Alvaro Herrera <alvherre@commandprompt.com> writes:
> So, the reason I started the thread about postmaster dying on OOM is
> that somebody asked me on IM what could have caused a backend to die
> with this backtrace:
[ of course you realize this is a backend, not the postmaster ]
> His question was: is it possible that we're handing a NULL pointer to a
> %s on fprintf?
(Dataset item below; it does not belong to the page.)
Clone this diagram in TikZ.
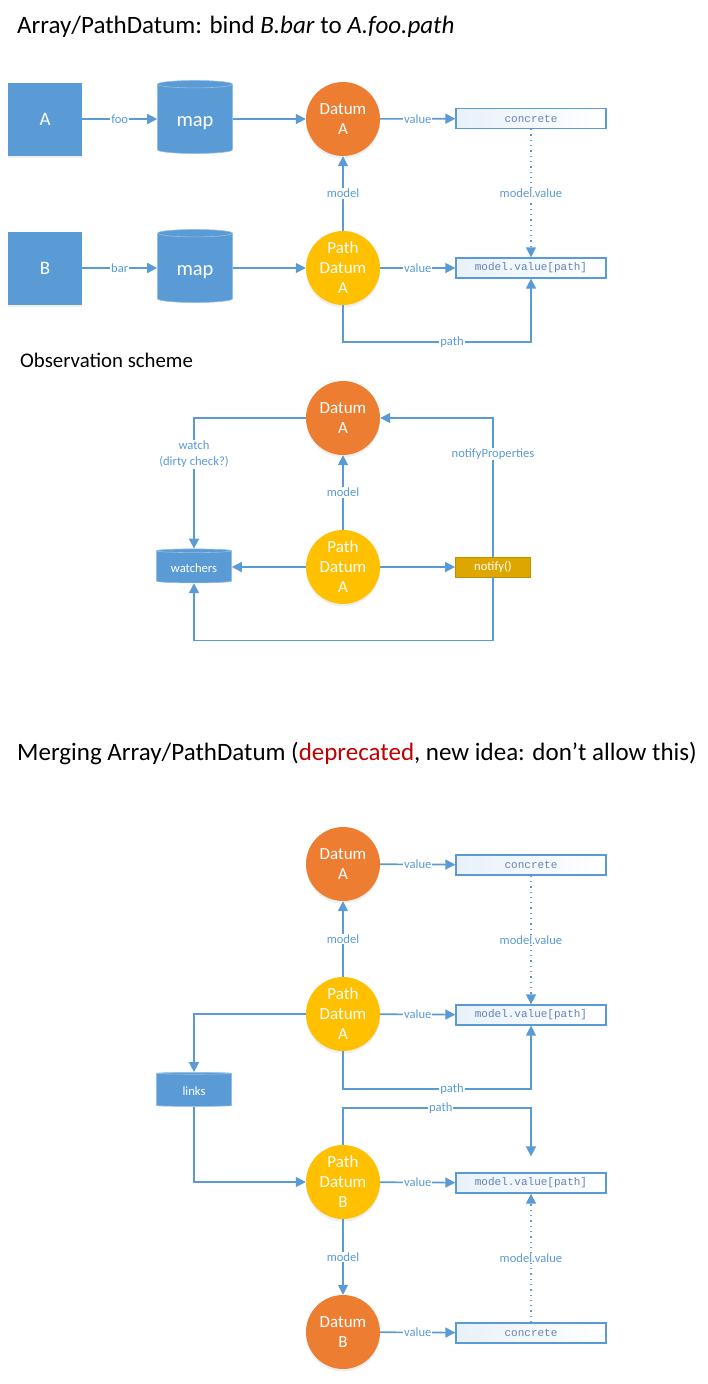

The involved code looks like this:
> ...
> And since this is being called from AllocSetAlloc, which is always
> handed a complete memory context (and not something that has only been
> partially set), I think the answer is that it's not possible, and that
> the bug must be on libc which is perhaps not handling out-of-memory very
> cleanly in its fprintf implementation.
Another theory is that the name pointer got clobbered by some sort of
memory-stomping bug. (We don't know from the available evidence that
it was NULL --- it could have been any garbage value that pointed
outside backend memory.) However, given that the context clearly
indicates being out-of-memory overall, your theory seems a bit more
probable.
The really odd thing is that the stack trace is so short; it seems
to have failed *very* early in query parsing, which is hard to credit
unless this person is in the habit of sending megabytes-long queries.
I guess if the system as a whole were under really severe memory
pressure, a backend could hit OOM without having eaten much itself.
What platform is this, and which PG version?